REQUIREMENTS:
Leave out the pictures and copy everything else below exactly.

--

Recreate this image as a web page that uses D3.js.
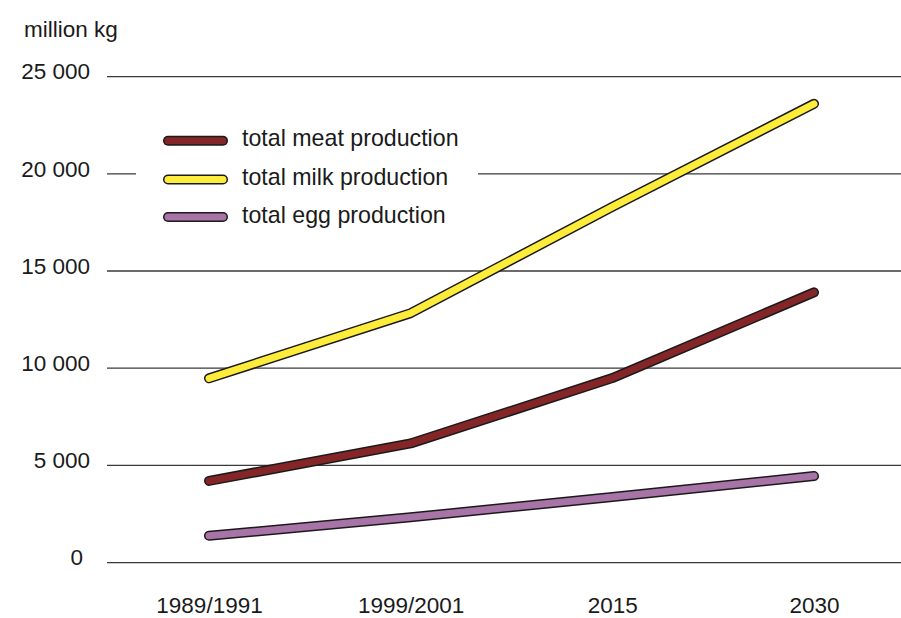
<!DOCTYPE html>
<html>
<head>
<meta charset="utf-8">
<script src="https://cdn.jsdelivr.net/npm/d3@7"></script>
<style>
  html, body { margin: 0; padding: 0; background: #fff; }
  svg { display: block; font-family: "Liberation Sans", Arial, sans-serif; }
</style>
</head>
<body>
<svg id="chart" width="901" height="618"></svg>
<script>
// Production projections, million kg
const periods = ["1989/1991", "1999/2001", "2015", "2030"];
const meat = [4200, 6130, 9490, 13900];
const milk = [9480, 12830, 18300, 23600];
const egg  = [1380, 2330, 3370, 4450];
const yTicks = [0, 5000, 10000, 15000, 20000, 25000];
const seriesNames = ["total meat production", "total milk production", "total egg production"];
const seriesColors = ["#842628", "#fdec3a", "#a873a6"];

const svg = d3.select("#chart");

const x = d3.scalePoint().domain(periods).range([209, 814]);
const y = d3.scaleLinear().domain([0, 25000]).range([562.6, 76.6]);

const fmt = v => v === 0 ? "0" : d3.format(",")(v).replace(/,/g, " ");

// horizontal gridlines
const yAxis = d3.axisLeft(y).tickValues(yTicks).tickSize(0).tickFormat(fmt);
const grid = svg.append("g");
grid.selectAll("line.grid")
  .data(yTicks)
  .join("line")
  .attr("class", "grid")
  .attr("x1", 107).attr("x2", 901)
  .attr("y1", d => y(d)).attr("y2", d => y(d))
  .attr("stroke", "#3a3a3a")
  .attr("stroke-width", 1.3);

// y tick labels
const ya = svg.append("g").attr("transform", "translate(90,0)").call(yAxis);
ya.select(".domain").remove();
ya.selectAll("text")
  .attr("x", d => d === 0 ? -7 : 0)
  .attr("dy", "0.1em")
  .attr("fill", "#1a1a1a")
  .style("font-size", "22.5px")
  .style("font-family", "'Liberation Sans', Arial, sans-serif");

// unit label
svg.append("text")
  .attr("x", 24).attr("y", 37)
  .attr("fill", "#1a1a1a")
  .style("font-size", "22.5px")
  .text("million kg");

// x axis labels
const xAxis = d3.axisBottom(x).tickSize(0).tickPadding(0);
const xa = svg.append("g").attr("transform", "translate(0,613)").call(xAxis);
xa.select(".domain").remove();
xa.selectAll("text")
  .attr("y", 0).attr("dy", 0)
  .attr("fill", "#1a1a1a")
  .style("font-size", "22.5px")
  .style("font-family", "'Liberation Sans', Arial, sans-serif");

// lines: black casing under coloured core
const series = [
  { name: seriesNames[2], values: egg, color: seriesColors[2] },
  { name: seriesNames[0], values: meat, color: seriesColors[0] },
  { name: seriesNames[1], values: milk, color: seriesColors[1] }
];
const line = d3.line()
  .x((d, i) => x(periods[i]))
  .y(d => y(d));

series.forEach(s => {
  svg.append("path")
    .attr("d", line(s.values))
    .attr("fill", "none")
    .attr("stroke", "#1a1a1a")
    .attr("stroke-width", 10)
    .attr("stroke-linecap", "round")
    .attr("stroke-linejoin", "round");
  svg.append("path")
    .attr("d", line(s.values))
    .attr("fill", "none")
    .attr("stroke", s.color)
    .attr("stroke-width", 7)
    .attr("stroke-linecap", "round")
    .attr("stroke-linejoin", "round");
});

// legend on a white panel
const legend = svg.append("g");
legend.append("rect")
  .attr("x", 136).attr("y", 112)
  .attr("width", 342).attr("height", 128)
  .attr("fill", "#fff");

const legendOrder = [0, 1, 2];
const legendY = [140.7, 179.5, 217];
legendOrder.forEach((k, i) => {
  const g = legend.append("g").attr("transform", `translate(0,${legendY[i]})`);
  g.append("line")
    .attr("x1", 168).attr("x2", 223)
    .attr("stroke", "#1a1a1a").attr("stroke-width", 10)
    .attr("stroke-linecap", "round");
  g.append("line")
    .attr("x1", 168).attr("x2", 223)
    .attr("stroke", seriesColors[k]).attr("stroke-width", 7)
    .attr("stroke-linecap", "round");
  g.append("text")
    .attr("x", 242).attr("y", 5.5)
    .attr("fill", "#1a1a1a")
    .style("font-size", "23.2px")
    .text(seriesNames[k]);
});
</script>
</body>
</html>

--

TASK OUTPUT:
Recreate this image as a web page that uses D3.js.
<!DOCTYPE html>
<html>
<head>
<meta charset="utf-8">
<script src="https://cdn.jsdelivr.net/npm/d3@7"></script>
<style>
  html, body { margin: 0; padding: 0; background: #fff; }
  svg { display: block; font-family: "Liberation Sans", Arial, sans-serif; }
</style>
</head>
<body>
<svg id="chart" width="901" height="618"></svg>
<script>
// Production projections, million kg
const periods = ["1989/1991", "1999/2001", "2015", "2030"];
const meat = [4200, 6130, 9490, 13900];
const milk = [9480, 12830, 18300, 23600];
const egg  = [1380, 2330, 3370, 4450];
const yTicks = [0, 5000, 10000, 15000, 20000, 25000];
const seriesNames = ["total meat production", "total milk production", "total egg production"];
const seriesColors = ["#842628", "#fdec3a", "#a873a6"];

const svg = d3.select("#chart");

const x = d3.scalePoint().domain(periods).range([209, 814]);
const y = d3.scaleLinear().domain([0, 25000]).range([562.6, 76.6]);

const fmt = v => v === 0 ? "0" : d3.format(",")(v).replace(/,/g, " ");

// horizontal gridlines
const yAxis = d3.axisLeft(y).tickValues(yTicks).tickSize(0).tickFormat(fmt);
const grid = svg.append("g");
grid.selectAll("line.grid")
  .data(yTicks)
  .join("line")
  .attr("class", "grid")
  .attr("x1", 107).attr("x2", 901)
  .attr("y1", d => y(d)).attr("y2", d => y(d))
  .attr("stroke", "#3a3a3a")
  .attr("stroke-width", 1.3);

// y tick labels
const ya = svg.append("g").attr("transform", "translate(90,0)").call(yAxis);
ya.select(".domain").remove();
ya.selectAll("text")
  .attr("x", d => d === 0 ? -7 : 0)
  .attr("dy", "0.1em")
  .attr("fill", "#1a1a1a")
  .style("font-size", "22.5px")
  .style("font-family", "'Liberation Sans', Arial, sans-serif");

// unit label
svg.append("text")
  .attr("x", 24).attr("y", 37)
  .attr("fill", "#1a1a1a")
  .style("font-size", "22.5px")
  .text("million kg");

// x axis labels
const xAxis = d3.axisBottom(x).tickSize(0).tickPadding(0);
const xa = svg.append("g").attr("transform", "translate(0,613)").call(xAxis);
xa.select(".domain").remove();
xa.selectAll("text")
  .attr("y", 0).attr("dy", 0)
  .attr("fill", "#1a1a1a")
  .style("font-size", "22.5px")
  .style("font-family", "'Liberation Sans', Arial, sans-serif");

// lines: black casing under coloured core
const series = [
  { name: seriesNames[2], values: egg, color: seriesColors[2] },
  { name: seriesNames[0], values: meat, color: seriesColors[0] },
  { name: seriesNames[1], values: milk, color: seriesColors[1] }
];
const line = d3.line()
  .x((d, i) => x(periods[i]))
  .y(d => y(d));

series.forEach(s => {
  svg.append("path")
    .attr("d", line(s.values))
    .attr("fill", "none")
    .attr("stroke", "#1a1a1a")
    .attr("stroke-width", 10)
    .attr("stroke-linecap", "round")
    .attr("stroke-linejoin", "round");
  svg.append("path")
    .attr("d", line(s.values))
    .attr("fill", "none")
    .attr("stroke", s.color)
    .attr("stroke-width", 7)
    .attr("stroke-linecap", "round")
    .attr("stroke-linejoin", "round");
});

// legend on a white panel
const legend = svg.append("g");
legend.append("rect")
  .attr("x", 136).attr("y", 112)
  .attr("width", 342).attr("height", 128)
  .attr("fill", "#fff");

const legendOrder = [0, 1, 2];
const legendY = [140.7, 179.5, 217];
legendOrder.forEach((k, i) => {
  const g = legend.append("g").attr("transform", `translate(0,${legendY[i]})`);
  g.append("line")
    .attr("x1", 168).attr("x2", 223)
    .attr("stroke", "#1a1a1a").attr("stroke-width", 10)
    .attr("stroke-linecap", "round");
  g.append("line")
    .attr("x1", 168).attr("x2", 223)
    .attr("stroke", seriesColors[k]).attr("stroke-width", 7)
    .attr("stroke-linecap", "round");
  g.append("text")
    .attr("x", 242).attr("y", 5.5)
    .attr("fill", "#1a1a1a")
    .style("font-size", "23.2px")
    .text(seriesNames[k]);
});
</script>
</body>
</html>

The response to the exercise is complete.